Out of necessity, I’ve had to find a few “happy medium” pasta recipes that can satisfy all of us.
This one is probably my favorite.
It is based on a Ina Garten (the Barefoot Contessa) recipe I found in House Beautiful magazine a few years ago. It combines 3 of my favorite things–shrimp, roasted broccoli, and garlic–into a pile of yummy deliciousness that is easy (and fast)enough to make every day yet still impressive enough to serve to guests, if need be. In short, pretty much the perfect recipe. Whenever I have broccoli in the house, I have to make it. (And to answer your question, yes, I do eat shrimp. I know it’s not a vegetable. I am one of those “cheater” vegetarians who sometimes eats seafood.)

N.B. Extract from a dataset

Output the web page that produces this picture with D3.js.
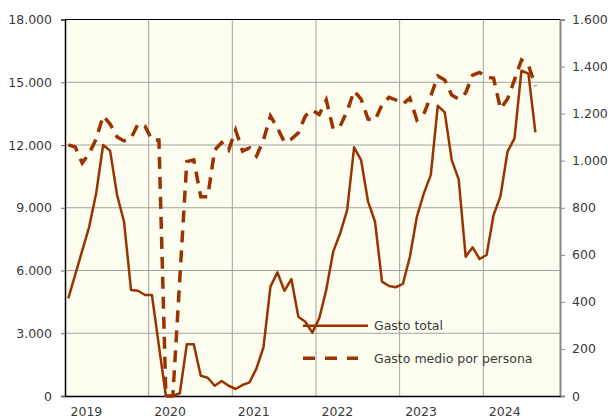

Roasted Shrimp & Broccoli Garlic Pasta1 package long noodles (whichever you prefer) 1 large head broccoli, chopped into large bite-size pieces 1 pound shrimp (I use the pre-cooked kind from Sam’s club) 6-10 garlic cloves (depending on how much you like garlic), sliced red pepper flakes to taste, if desired. 1 1/2 cups vegetable broth or salted water 1 tablespoon parsley 1 cup parmesan cheese salt & pepper olive oil
Step 1: Preheat oven to 400 degrees. Place the chopped broccoli & shrimp in a large bowl. Pour in a couple of tablespoons of olive oil and salt and pepper to taste. Mix well so that all the shrimp and broccoli is well coated.
Step 2: Spread out shrimp & broccoli on foil-covered baking sheet. Roast for 8-10 minutes.

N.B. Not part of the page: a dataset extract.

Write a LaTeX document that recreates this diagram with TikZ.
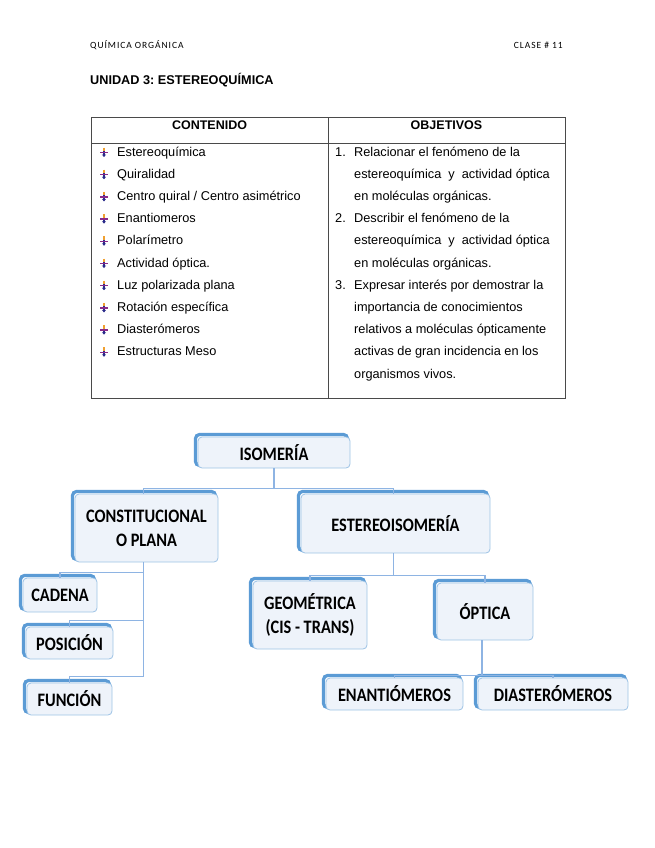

Step 3: While broccoli is roasting, begin boiling water in large pot. Cook pasta according to package directions. Drain, (reserving 1 1/2 cups of the water, if using in place of broth) & set aside.
Step 4: heat 3-4 tablespoons of olive oil in large wok or pot. Saute the garlic for a few minutes, stirring often, until gold brown. Add red pepper flakes, if desired. Add the water or broth to the garlic & bring to a boil. Lower heat, add 1/2 teaspoon salt, & simmer for a few minutes until water is slightly reduced.
Step 5: Add the pasta to the garlic and toss well so noodles are evenly coated and well heated. Remove from heat; add the roasted shrimp and broccoli, as well as the parsley and parmesan cheese. Toss well and serve.